One point that you’ll hear from almost every successful entrepreneur is the value of persistence. Whether it’s J.K. Rowling submitting The Philosopher’s Stone to yet another published after 12 rejections, or Mark Cuban selling bin bags door-to-door, there’s no shortage of inspiring tales that highlight the value of persistence.

Harder to come by are the tales of people who knew when to quit and cut their losses. Persistence is admirable, but you need to be able to recognise a dead end when you see one, or you’ll end up wasting your time, money, and resources on a hopeless endeavour.


4. You’re Desperate

Another common fear among entrepreneurs that have been cursed with enthusiasm is that their zeal will be mistaken for desperation. “Desperate” is a word that nobody ever wants to be used to describe them, but in business, there is the added worry that coming off desperate could affect your ability to negotiate, or make it appear as though you struggle to find clients satisfied with the quality of your work.

In reality, most successful businesspeople will choose who they do business with based largely on their levels of enthusiasm, as it illustrates their level of devotion to succeeding. Showing no persistence at all won’t instill a great level of confidence in your abilities. Far from being viewed as desperation, the astute professional will see such enthusiasm as hunger for success, which is always a good thing.


5. Meetings Mean Progress

It should go without saying that meetings are a critical aspect of business development, so hopefully you haven’t just skimmed this post and cancelled all your meetings (although if you are skimming, you probably left after we called you annoying and desperate).

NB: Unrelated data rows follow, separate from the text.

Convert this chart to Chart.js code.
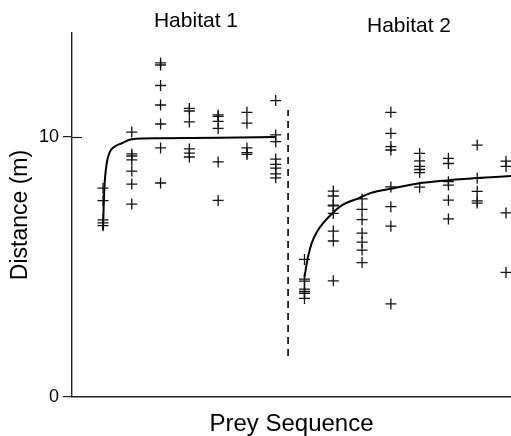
<!DOCTYPE html>
<html>
<head>
<meta charset="utf-8">
<script src="https://cdn.jsdelivr.net/npm/chart.js@4.4.1/dist/chart.umd.min.js"></script>
<style>
  html, body { margin: 0; padding: 0; background: #fff; overflow: hidden; }
  #wrap { width: 511px; height: 436px; }
  canvas { display: block; }
</style>
</head>
<body>
<div id="wrap"><canvas id="chart" width="511" height="436"></canvas></div>
<script>
// prey sequence positions (columns)
const habitat1Seq = [1, 2, 3, 4, 5, 6, 7];
const habitat2Seq = [8, 9, 10, 11, 12, 13, 14, 15];

// distances (m) per column
const habitat1Values = [
  [8.03, 7.55, 6.81, 6.70, 6.59],
  [10.19, 9.35, 9.27, 9.12, 8.69, 8.19, 7.42],
  [12.85, 12.77, 11.98, 11.23, 10.50, 9.58, 8.23],
  [11.10, 11.00, 10.58, 9.54, 9.38, 9.23],
  [10.85, 10.79, 10.60, 10.33, 9.04, 7.56],
  [10.95, 10.53, 9.58, 9.40, 9.33],
  [11.40, 10.08, 9.82, 9.15, 8.95, 8.80, 8.58, 8.43]
];
const habitat2Values = [
  [5.29, 4.53, 4.46, 4.15, 4.06, 3.99, 3.79],
  [7.92, 7.73, 7.38, 7.35, 7.06, 6.38, 6.00, 4.47],
  [7.62, 7.22, 6.82, 6.30, 5.96, 5.65, 5.17],
  [10.95, 10.14, 9.63, 9.50, 8.08, 7.32, 6.57, 3.58],
  [9.37, 9.08, 8.87, 8.75, 8.63, 8.07],
  [9.18, 8.98, 8.28, 8.15, 7.57, 6.85],
  [9.69, 8.41, 7.91, 7.54, 7.46],
  [9.07, 8.87, 7.08, 4.79]
];

// fitted curves
const curve1X = [1.0, 1.02, 1.05, 1.13, 1.24, 1.36, 1.65, 2.0, 2.98, 5.06, 7.0];
const curve1Y = [6.42, 7.19, 8.08, 8.99, 9.43, 9.60, 9.76, 9.91, 9.95, 9.97, 10.0];
const curve2X = [8.0, 8.12, 8.25, 8.45, 8.68, 8.98, 9.31, 9.89, 10.31, 10.94, 11.94, 12.95, 13.99, 15.17];
const curve2Y = [4.62, 5.38, 5.92, 6.38, 6.73, 7.08, 7.38, 7.65, 7.85, 8.00, 8.21, 8.33, 8.42, 8.50];

// habitat boundary
const dividerX = [7.43, 7.43];
const dividerY = [1.58, 11.04];

const yTickValues = [0, 10];
const habitatLabels = ['Habitat 1', 'Habitat 2'];

function toPoints(seq, cols) {
  const pts = [];
  seq.forEach((x, i) => {
    cols[i].forEach(y => pts.push({ x: x, y: y }));
  });
  return pts;
}

function zip(xs, ys) {
  return xs.map((x, i) => ({ x: x, y: ys[i] }));
}

// Habitat labels above the plot + inner part of the y ticks
const habitatLabelPlugin = {
  id: 'habitatLabels',
  afterDraw(chart) {
    const ctx = chart.ctx;
    const xScale = chart.scales.x;
    const yScale = chart.scales.y;
    const spots = [
      { x: xScale.getPixelForValue(4.23), y: 27 },
      { x: xScale.getPixelForValue(11.63), y: 32 }
    ];
    ctx.save();
    ctx.fillStyle = '#000';
    ctx.font = '21px "Liberation Sans", Arial, sans-serif';
    ctx.textAlign = 'center';
    ctx.textBaseline = 'alphabetic';
    habitatLabels.forEach((t, i) => ctx.fillText(t, spots[i].x, spots[i].y));

    ctx.strokeStyle = '#222';
    ctx.lineWidth = 1.2;
    yTickValues.filter(v => v > 0).forEach(v => {
      const py = Math.round(yScale.getPixelForValue(v)) + 0.5;
      ctx.beginPath();
      ctx.moveTo(chart.chartArea.left, py);
      ctx.lineTo(chart.chartArea.left + 10, py);
      ctx.stroke();
    });
    ctx.restore();
  }
};

const crossStyle = {
  showLine: false,
  pointStyle: 'cross',
  pointRadius: 5.5,
  pointBorderWidth: 1.3,
  pointBorderColor: '#111',
  pointBackgroundColor: '#111'
};

const curveStyle = {
  showLine: true,
  pointRadius: 0,
  borderColor: '#000',
  borderWidth: 2,
  tension: 0.4,
  cubicInterpolationMode: 'monotone'
};

const ctx = document.getElementById('chart').getContext('2d');
new Chart(ctx, {
  type: 'scatter',
  data: {
    datasets: [
      Object.assign({ label: 'Habitat 1', data: toPoints(habitat1Seq, habitat1Values) }, crossStyle),
      Object.assign({ label: 'Habitat 2', data: toPoints(habitat2Seq, habitat2Values) }, crossStyle),
      Object.assign({ label: 'Fit 1', data: zip(curve1X, curve1Y) }, curveStyle),
      Object.assign({ label: 'Fit 2', data: zip(curve2X, curve2Y) }, curveStyle),
      {
        label: 'Boundary',
        data: zip(dividerX, dividerY),
        showLine: true,
        pointRadius: 0,
        borderColor: '#000',
        borderWidth: 1.6,
        borderDash: [7, 5]
      }
    ]
  },
  options: {
    responsive: false,
    animation: false,
    layout: { autoPadding: false, padding: { top: 33, right: 0, bottom: 0, left: 0 } },
    plugins: {
      legend: { display: false },
      tooltip: { enabled: false }
    },
    scales: {
      x: {
        type: 'linear',
        min: -0.077,
        max: 15.174,
        grid: { display: false },
        border: { display: true, color: '#222', width: 1.4 },
        ticks: { display: false },
        title: {
          display: true,
          text: 'Prey Sequence',
          color: '#000',
          font: { size: 24, family: '"Liberation Sans", Arial, sans-serif', lineHeight: 1.0 },
          padding: { top: 0, bottom: 0 }
        },
        afterFit(scale) { scale.height = 39; }
      },
      y: {
        min: 0,
        max: 14,
        afterBuildTicks(scale) {
          scale.ticks = yTickValues.map(v => ({ value: v }));
        },
        grid: {
          display: true,
          drawOnChartArea: false,
          drawTicks: true,
          tickLength: 9,
          color: '#222',
          lineWidth: 1.2
        },
        border: { display: true, color: '#222', width: 1.4 },
        ticks: {
          color: '#000',
          padding: 4,
          font: { size: 18, family: '"Liberation Sans", Arial, sans-serif' }
        },
        title: {
          display: true,
          text: 'Distance (m)',
          color: '#000',
          font: { size: 23, family: '"Liberation Sans", Arial, sans-serif' },
          padding: { top: 7, bottom: 0 }
        },
        afterFit(scale) { scale.width = 72; }
      }
    }
  },
  plugins: [habitatLabelPlugin]
});
</script>
</body>
</html>
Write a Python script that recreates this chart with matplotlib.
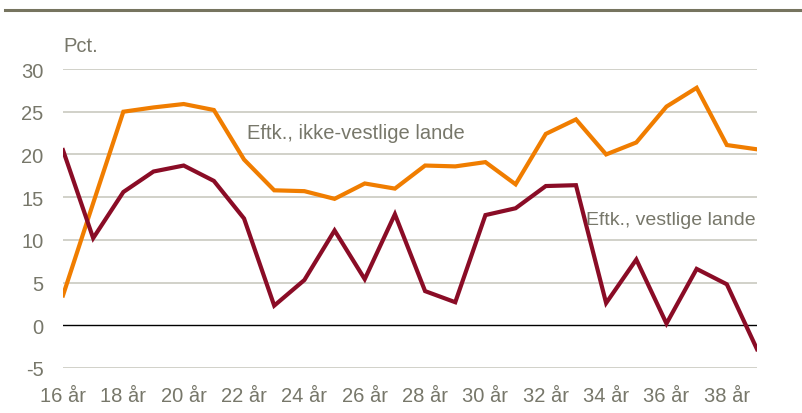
import matplotlib
matplotlib.use("Agg")
import matplotlib.pyplot as plt
from matplotlib import font_manager as fm

ages = list(range(16, 40))
ikke_vestlige = [3.5, 14.3, 25.0, 25.5, 25.9, 25.2, 19.4, 15.8, 15.7, 14.8, 16.6, 16.0,
                 18.7, 18.6, 19.1, 16.5, 22.4, 24.1, 20.0, 21.4, 25.6, 27.8, 21.1, 20.6]
vestlige = [20.5, 10.2, 15.6, 18.0, 18.7, 16.9, 12.5, 2.3, 5.3, 11.1, 5.4, 13.0,
            4.0, 2.7, 12.9, 13.7, 16.3, 16.4, 2.6, 7.7, 0.2, 6.6, 4.8, -2.8]
xtick_vals = list(range(16, 40, 2))
xtick_labels = [f"{a} år" for a in xtick_vals]
ytick_vals = [-5, 0, 5, 10, 15, 20, 25, 30]

names = {f.name for f in fm.fontManager.ttflist}
fam = ["Liberation Sans Narrow"] if "Liberation Sans Narrow" in names else ["Liberation Sans"]
plt.rcParams["font.family"] = fam + ["DejaVu Sans"]

txt = "#77776a"
orange = "#F07D00"
red = "#8A0C26"

fig = plt.figure(figsize=(8.03, 4.14), dpi=100)
ax = fig.add_axes([63/803, 1 - 369/414, (757-63)/803, (369-70)/414])

for y in ytick_vals:
    if y == 0:
        ax.axhline(0, color="black", lw=1.0, zorder=1)
    else:
        ax.axhline(y, color="#c9c9c0", lw=1.2, zorder=1)

ax.plot(ages, ikke_vestlige, color=orange, lw=3.0, zorder=3, solid_joinstyle="miter")
ax.plot(ages, vestlige, color=red, lw=3.0, zorder=3, solid_joinstyle="miter")

ax.set_xlim(16, 39)
ax.set_ylim(-5, 30)
ax.set_yticks(ytick_vals)
ax.set_yticklabels([str(v) for v in ytick_vals])
ax.set_xticks(xtick_vals)
ax.set_xticklabels(xtick_labels)
ax.tick_params(axis="both", length=0, labelsize=14.5, labelcolor=txt)
ax.tick_params(axis="y", pad=14)
ax.tick_params(axis="x", pad=13)
for s in ax.spines.values():
    s.set_visible(False)
ax.set_facecolor("none")

ax.text(22.1, 22.6, "Eftk., ikke-vestlige lande", color=txt, fontsize=14.5, va="center", ha="left")
ax.text(38.95, 12.4, "Eftk., vestlige lande", color=txt, fontsize=14, va="center", ha="right")
fig.text(63/803, 1 - 47/414, "Pct.", color=txt, fontsize=14.5, va="center", ha="left")

fig.add_artist(plt.Line2D([5/803, 800/803], [1 - 11/414, 1 - 11/414], color="#76745f", lw=2.2))

fig.savefig("out.png", dpi=100)
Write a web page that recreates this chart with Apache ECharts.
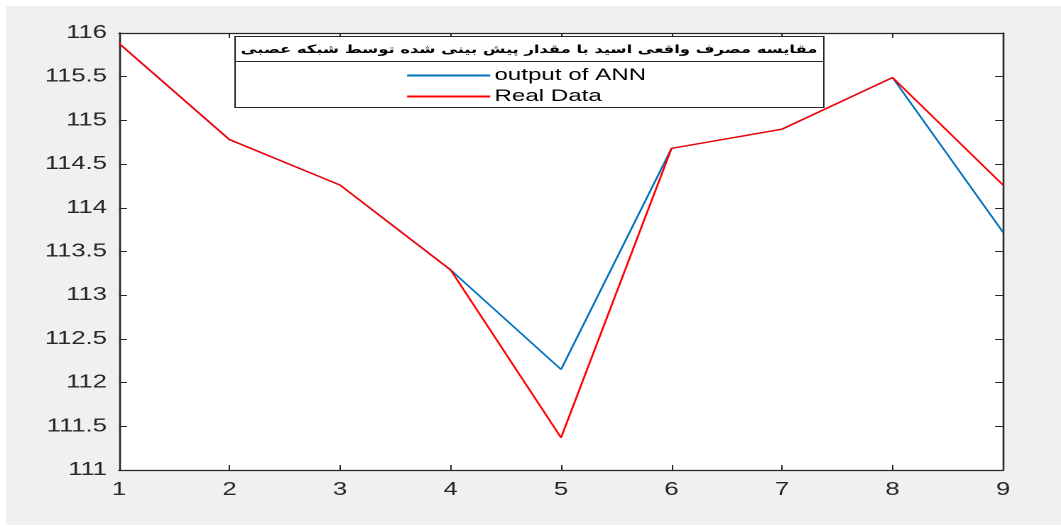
<!DOCTYPE html>
<html><head><meta charset="utf-8">
<script src="https://cdn.jsdelivr.net/npm/echarts@6/dist/echarts.min.js"></script>
<style>
html,body{margin:0;padding:0;background:#fff;overflow:hidden}
#c{width:747px;height:526px;transform:scaleX(1.42035);transform-origin:0 0}
</style>
</head><body><div id="c"></div>
<script>
const xValues = [1, 2, 3, 4, 5, 6, 7, 8, 9];
const annOutput = [115.88, 114.78, 114.26, 113.29, 112.15, 114.68, 114.90, 115.49, 113.72];
const realData = [115.88, 114.78, 114.26, 113.29, 111.37, 114.68, 114.90, 115.49, 114.26];
const seriesNames = ['output of ANN', 'Real Data'];
const legendTitle = 'مقایسه مصرف واقعی اسید با مقدار پیش بینی شده توسط شبکه عصبی';

// The reference figure is horizontally stretched; the chart is drawn 747px wide and stretched by CSS.
const chart = echarts.init(document.getElementById('c'), null, {renderer: 'canvas', devicePixelRatio: 2});
const axisColor = '#262626';
const font = 'Liberation Sans, Arial, sans-serif';
function pairs(vals){ return xValues.map((x, i) => [x, vals[i]]); }

chart.setOption({
  backgroundColor: '#ffffff',
  animation: false,
  graphic: [
    {type: 'rect', z: -10, shape: {x: 4.2, y: 6, width: 760, height: 519}, style: {fill: '#f0f0f0'}},
    {type: 'rect', z: 50, shape: {x: 165.5, y: 36.5, width: 414.5, height: 71}, style: {fill: '#ffffff', stroke: '#262626', lineWidth: 1}},
    {type: 'line', z: 51, shape: {x1: 165.5, y1: 61.5, x2: 580, y2: 61.5}, style: {stroke: '#262626', lineWidth: 1}},
    {type: 'text', z: 52, x: 372.5, y: 50, style: {text: legendTitle, fontFamily: 'DejaVu Sans', fontWeight: 'bold', fontSize: 11.5, fill: '#000', textAlign: 'center', textVerticalAlign: 'middle'}}
  ],
  grid: {left: 83.8, right: 40.8, top: 33, bottom: 56, show: true, backgroundColor: '#ffffff', borderWidth: 0},
  legend: {
    z: 60,
    data: seriesNames,
    orient: 'vertical',
    left: 286.6, top: 67,
    itemWidth: 58.5, itemHeight: 2, itemGap: 4,
    icon: 'rect',
    textStyle: {fontFamily: font, fontSize: 17, color: '#000', padding: [0, 0, 0, -2]},
    padding: 0
  },
  xAxis: [
    {type: 'value', min: 1, max: 9, interval: 1, position: 'bottom',
     axisLine: {lineStyle: {color: axisColor, width: 1.3}},
     axisTick: {inside: true, length: 5, lineStyle: {color: axisColor}},
     axisLabel: {color: axisColor, fontFamily: font, fontSize: 18, margin: 11, showMinLabel: true, showMaxLabel: true},
     splitLine: {show: false}},
    {type: 'value', min: 1, max: 9, interval: 1, position: 'top',
     axisLine: {lineStyle: {color: axisColor, width: 1.3}},
     axisTick: {inside: true, length: 5, lineStyle: {color: axisColor}},
     axisLabel: {show: false}, splitLine: {show: false}}
  ],
  yAxis: [
    {type: 'value', min: 111, max: 116, interval: 0.5, position: 'left',
     axisLine: {show: true, lineStyle: {color: axisColor, width: 1.3}},
     axisTick: {show: true, inside: true, length: 5.6, lineStyle: {color: axisColor}},
     axisLabel: {color: axisColor, fontFamily: font, fontSize: 18, margin: 8.5, showMinLabel: true, showMaxLabel: true},
     splitLine: {show: false}},
    {type: 'value', min: 111, max: 116, interval: 0.5, position: 'right',
     axisLine: {show: true, lineStyle: {color: axisColor, width: 1.3}},
     axisTick: {show: true, inside: true, length: 5.6, lineStyle: {color: axisColor}},
     axisLabel: {show: false}, splitLine: {show: false}}
  ],
  series: [
    {name: seriesNames[0], type: 'line', data: pairs(annOutput), showSymbol: false, symbol: 'none',
     lineStyle: {color: '#0072BD', width: 1.4}, itemStyle: {color: '#0072BD'}},
    {name: seriesNames[1], type: 'line', data: pairs(realData), showSymbol: false, symbol: 'none',
     lineStyle: {color: '#FF0000', width: 1.4}, itemStyle: {color: '#FF0000'}}
  ]
});
</script></body></html>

Whether they take place in-person or online, meetings are inevitable. But, the fact that meetings are such a common and deeply ingrained aspect of working life mean many people often take them for granted. As this mind-bogglingly large study of 19 million meetings shows, 40-50% of employees believe meetings cause confusion, loss of focus, and less time to do the actual work. While meetings are important, they do not represent progress. You need to ensure that each meeting has a goal, and avoid falling into the trap of bouncing ideas off each other, dispersing, and not having a clear path forward.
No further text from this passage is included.